> **Exercise instructions**
Count the lines containing "image" in the entries underneath, and state that count without anything else.

(Charts and diagrams as code)
----
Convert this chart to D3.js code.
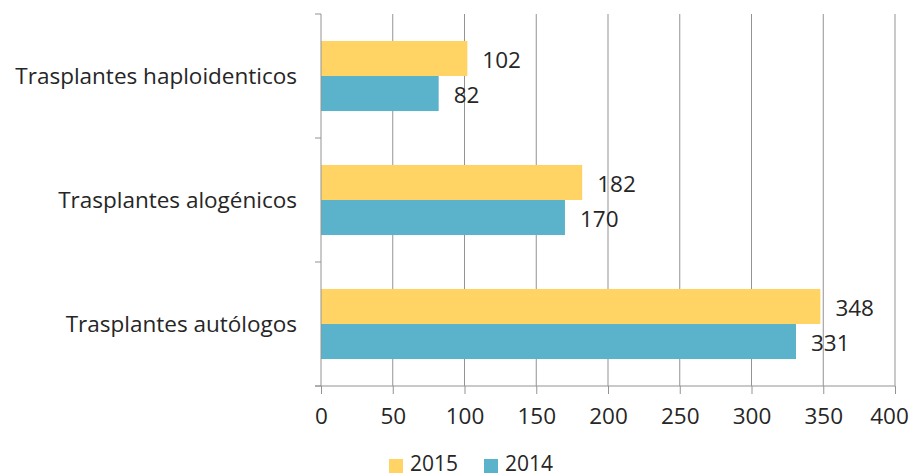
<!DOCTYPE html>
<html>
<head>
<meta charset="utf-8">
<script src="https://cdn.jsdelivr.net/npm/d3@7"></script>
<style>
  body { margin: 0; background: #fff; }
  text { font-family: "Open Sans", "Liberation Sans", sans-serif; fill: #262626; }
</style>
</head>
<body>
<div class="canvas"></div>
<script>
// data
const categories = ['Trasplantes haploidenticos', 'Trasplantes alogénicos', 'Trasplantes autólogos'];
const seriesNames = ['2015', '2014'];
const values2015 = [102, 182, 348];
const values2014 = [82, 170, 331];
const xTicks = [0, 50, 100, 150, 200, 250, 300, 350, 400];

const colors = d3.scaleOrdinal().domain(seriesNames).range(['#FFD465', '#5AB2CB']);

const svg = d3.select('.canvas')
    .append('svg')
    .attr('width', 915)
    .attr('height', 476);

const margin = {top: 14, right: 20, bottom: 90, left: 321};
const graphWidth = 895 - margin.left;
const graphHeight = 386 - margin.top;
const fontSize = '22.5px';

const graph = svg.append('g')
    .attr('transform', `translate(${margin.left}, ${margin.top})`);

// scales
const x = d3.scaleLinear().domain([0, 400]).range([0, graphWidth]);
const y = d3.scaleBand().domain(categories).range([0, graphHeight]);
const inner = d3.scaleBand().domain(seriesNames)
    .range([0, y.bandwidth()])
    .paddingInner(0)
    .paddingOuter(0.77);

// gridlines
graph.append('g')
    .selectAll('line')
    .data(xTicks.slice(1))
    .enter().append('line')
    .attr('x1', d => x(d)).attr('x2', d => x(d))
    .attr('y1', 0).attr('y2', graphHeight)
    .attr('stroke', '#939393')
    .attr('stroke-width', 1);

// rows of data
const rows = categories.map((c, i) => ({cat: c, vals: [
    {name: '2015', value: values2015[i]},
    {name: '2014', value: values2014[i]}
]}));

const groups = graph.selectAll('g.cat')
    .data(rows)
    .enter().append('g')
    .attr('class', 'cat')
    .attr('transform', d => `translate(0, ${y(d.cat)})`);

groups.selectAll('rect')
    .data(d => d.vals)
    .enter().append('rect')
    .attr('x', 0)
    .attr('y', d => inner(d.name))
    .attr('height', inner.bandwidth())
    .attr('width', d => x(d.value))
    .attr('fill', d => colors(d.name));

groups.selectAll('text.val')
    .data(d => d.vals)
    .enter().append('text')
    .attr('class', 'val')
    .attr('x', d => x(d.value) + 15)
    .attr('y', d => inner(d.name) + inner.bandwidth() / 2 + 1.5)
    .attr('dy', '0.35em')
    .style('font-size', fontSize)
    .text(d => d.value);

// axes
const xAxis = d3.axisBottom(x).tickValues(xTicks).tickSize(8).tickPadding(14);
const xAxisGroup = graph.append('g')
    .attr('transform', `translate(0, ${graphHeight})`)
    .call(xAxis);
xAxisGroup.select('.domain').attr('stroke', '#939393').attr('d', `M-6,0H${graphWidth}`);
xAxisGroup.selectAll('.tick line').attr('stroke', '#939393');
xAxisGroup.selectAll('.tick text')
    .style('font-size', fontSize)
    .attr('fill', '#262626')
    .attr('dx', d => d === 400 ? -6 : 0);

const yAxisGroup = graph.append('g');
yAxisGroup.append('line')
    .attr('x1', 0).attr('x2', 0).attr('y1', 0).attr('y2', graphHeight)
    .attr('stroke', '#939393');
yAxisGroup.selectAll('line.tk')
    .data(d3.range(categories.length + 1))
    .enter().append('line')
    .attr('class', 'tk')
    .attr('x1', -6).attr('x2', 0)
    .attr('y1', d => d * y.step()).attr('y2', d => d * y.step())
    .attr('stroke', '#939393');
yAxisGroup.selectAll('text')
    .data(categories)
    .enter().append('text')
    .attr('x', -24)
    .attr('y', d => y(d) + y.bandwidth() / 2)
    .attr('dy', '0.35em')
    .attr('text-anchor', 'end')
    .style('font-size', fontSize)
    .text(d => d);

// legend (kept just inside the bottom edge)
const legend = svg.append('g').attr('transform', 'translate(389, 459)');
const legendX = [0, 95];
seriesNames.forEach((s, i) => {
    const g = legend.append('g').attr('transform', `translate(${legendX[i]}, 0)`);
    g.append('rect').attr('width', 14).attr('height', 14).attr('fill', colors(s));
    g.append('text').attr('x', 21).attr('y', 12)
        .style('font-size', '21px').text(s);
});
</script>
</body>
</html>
----
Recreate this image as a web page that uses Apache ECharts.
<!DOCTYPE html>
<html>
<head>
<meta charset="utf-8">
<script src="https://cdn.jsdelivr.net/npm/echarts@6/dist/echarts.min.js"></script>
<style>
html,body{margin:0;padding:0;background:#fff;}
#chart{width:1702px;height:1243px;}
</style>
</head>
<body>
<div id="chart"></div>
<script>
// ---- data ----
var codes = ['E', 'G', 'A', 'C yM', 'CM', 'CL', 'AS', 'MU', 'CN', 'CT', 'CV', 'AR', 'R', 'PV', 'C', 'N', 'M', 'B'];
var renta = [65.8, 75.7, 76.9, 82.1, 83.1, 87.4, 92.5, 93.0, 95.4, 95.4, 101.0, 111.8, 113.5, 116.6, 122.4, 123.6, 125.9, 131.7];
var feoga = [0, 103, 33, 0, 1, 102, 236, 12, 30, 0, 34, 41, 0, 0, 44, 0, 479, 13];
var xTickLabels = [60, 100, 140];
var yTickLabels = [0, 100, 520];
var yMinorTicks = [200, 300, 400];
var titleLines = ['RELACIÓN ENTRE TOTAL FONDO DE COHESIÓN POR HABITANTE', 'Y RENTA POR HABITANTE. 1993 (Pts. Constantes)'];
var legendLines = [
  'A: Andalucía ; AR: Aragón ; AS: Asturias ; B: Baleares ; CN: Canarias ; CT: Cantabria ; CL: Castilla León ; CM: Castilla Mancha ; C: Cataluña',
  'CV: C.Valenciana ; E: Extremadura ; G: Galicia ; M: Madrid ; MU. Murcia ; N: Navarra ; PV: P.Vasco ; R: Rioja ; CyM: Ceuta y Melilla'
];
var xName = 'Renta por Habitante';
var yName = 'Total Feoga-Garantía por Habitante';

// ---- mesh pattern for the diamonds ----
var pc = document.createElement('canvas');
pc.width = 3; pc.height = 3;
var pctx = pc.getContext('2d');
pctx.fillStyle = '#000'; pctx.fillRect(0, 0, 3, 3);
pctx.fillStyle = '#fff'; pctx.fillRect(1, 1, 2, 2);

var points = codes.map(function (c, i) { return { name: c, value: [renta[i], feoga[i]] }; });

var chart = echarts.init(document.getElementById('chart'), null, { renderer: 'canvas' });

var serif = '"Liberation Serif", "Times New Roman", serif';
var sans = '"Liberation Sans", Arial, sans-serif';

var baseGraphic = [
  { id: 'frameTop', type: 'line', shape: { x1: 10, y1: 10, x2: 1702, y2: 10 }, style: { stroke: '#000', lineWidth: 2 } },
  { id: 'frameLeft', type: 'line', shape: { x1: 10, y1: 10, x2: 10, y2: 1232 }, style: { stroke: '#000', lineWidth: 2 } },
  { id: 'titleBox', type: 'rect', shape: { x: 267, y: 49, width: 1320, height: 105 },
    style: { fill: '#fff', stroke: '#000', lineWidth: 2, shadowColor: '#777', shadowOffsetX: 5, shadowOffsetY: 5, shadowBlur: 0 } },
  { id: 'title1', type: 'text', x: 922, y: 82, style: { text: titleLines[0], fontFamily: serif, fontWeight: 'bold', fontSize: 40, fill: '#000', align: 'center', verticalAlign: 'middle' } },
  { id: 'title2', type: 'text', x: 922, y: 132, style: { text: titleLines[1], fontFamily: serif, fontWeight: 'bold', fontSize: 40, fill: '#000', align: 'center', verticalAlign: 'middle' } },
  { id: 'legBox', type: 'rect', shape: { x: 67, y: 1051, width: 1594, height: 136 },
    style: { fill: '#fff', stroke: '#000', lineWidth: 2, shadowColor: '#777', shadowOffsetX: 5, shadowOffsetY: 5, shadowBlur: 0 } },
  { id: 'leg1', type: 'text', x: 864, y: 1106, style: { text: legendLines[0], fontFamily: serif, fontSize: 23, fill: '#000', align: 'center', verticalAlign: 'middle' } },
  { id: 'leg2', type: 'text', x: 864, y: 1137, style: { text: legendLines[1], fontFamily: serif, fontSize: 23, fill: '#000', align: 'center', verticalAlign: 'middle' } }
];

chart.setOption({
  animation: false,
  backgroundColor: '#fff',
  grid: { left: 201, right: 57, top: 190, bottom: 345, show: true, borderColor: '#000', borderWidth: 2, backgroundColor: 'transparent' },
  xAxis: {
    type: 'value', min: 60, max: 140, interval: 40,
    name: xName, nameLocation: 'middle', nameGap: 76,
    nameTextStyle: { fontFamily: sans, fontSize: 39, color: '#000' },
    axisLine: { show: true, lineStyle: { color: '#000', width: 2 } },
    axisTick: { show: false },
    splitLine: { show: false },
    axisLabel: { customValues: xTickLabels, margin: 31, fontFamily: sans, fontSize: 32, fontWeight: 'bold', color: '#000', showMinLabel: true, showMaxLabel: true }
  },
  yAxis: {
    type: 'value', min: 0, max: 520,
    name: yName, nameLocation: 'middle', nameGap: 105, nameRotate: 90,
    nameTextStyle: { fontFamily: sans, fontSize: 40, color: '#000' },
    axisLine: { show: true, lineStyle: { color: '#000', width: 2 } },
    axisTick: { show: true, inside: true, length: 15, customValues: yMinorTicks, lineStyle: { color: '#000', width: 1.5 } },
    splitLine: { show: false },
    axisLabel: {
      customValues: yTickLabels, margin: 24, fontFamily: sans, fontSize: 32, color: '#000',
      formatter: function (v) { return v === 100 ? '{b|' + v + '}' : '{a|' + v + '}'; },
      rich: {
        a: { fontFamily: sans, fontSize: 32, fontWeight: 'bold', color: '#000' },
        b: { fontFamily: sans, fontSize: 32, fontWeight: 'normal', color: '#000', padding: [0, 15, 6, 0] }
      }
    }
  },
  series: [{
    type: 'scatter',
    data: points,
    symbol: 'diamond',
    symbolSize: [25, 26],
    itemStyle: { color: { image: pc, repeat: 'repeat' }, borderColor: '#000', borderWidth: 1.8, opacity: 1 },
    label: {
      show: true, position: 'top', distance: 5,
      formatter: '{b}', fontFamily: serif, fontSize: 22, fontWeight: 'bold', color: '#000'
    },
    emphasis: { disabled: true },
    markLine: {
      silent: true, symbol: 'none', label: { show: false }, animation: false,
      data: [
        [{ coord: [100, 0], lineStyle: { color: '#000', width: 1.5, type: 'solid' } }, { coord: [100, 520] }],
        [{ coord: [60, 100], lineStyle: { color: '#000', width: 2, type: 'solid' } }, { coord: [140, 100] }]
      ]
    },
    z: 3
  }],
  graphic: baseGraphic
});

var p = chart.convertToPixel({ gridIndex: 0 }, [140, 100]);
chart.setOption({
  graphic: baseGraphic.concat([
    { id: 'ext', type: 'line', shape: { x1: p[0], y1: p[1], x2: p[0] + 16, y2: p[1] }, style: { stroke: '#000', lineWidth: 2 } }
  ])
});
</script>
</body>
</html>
----
> **Exercise result**
2